A former U.S. attorney for the Southern District of Iowa during the George W. Bush administration and one-time Senate candidate, Whitaker is viewed as a potential ally for the president in his critique of the Russia investigation.
Before joining the Trump administration, Whitaker penned an op-ed for CNN in which he argued Mueller’s investigation had gone “too far” after reports that the special counsel was probing the president’s financial records. The op-ed echoes much of the president’s own rhetoric used to characterize the Russia probe, raising concerns of it being a “witch hunt” that is damaging to the country.
Democrats have argued that Whitaker should recuse himself from the investigation, citing his past comments.
It is unclear who Trump will ultimately appoint to replace Sessions. He said Wednesday a permanent replacement would be nominated “at a later date.” It is possible that Trump may ultimately tap Whitaker, once rumored as a potential replacement for Rosenstein amid whispers of his own ouster, as a permanent occupant for the post.
Any nominee is likely to face a contentious confirmation battle, though the larger post-midterm Republican majority in the upper chamber makes it likely that the nomination would go through.
Sessions is among a flurry of top officials who have exited the Trump administration over the past two years.
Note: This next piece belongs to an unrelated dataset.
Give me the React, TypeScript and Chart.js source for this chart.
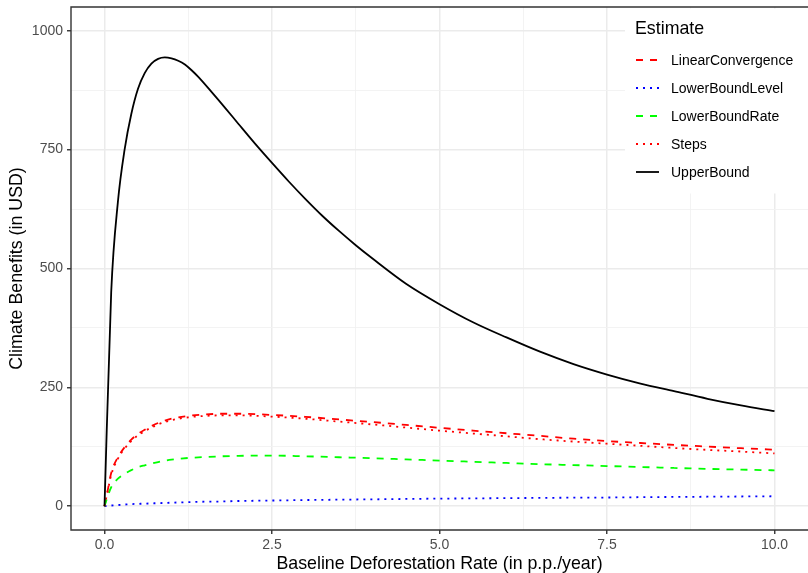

He joins former Secretary of State Rex Tillerson, two White House national security advisers and most recently U.S. Ambassador to the United Nations Nikki Haley in his departure.
It is possible Sessions’s exit could foretell other departures or firings. The president acknowledged earlier Wednesday that he was likely to make changes in his Cabinet, though he described it as common practice following an election.
“We’re looking at a lot of different things, including Cabinet. I’m very happy with most of my Cabinet. We’re looking at different people for different positions,” Trump said at a news conference in the East Room. “You know, it’s very common after the midterms. I didn’t want to do anything before the midterms.”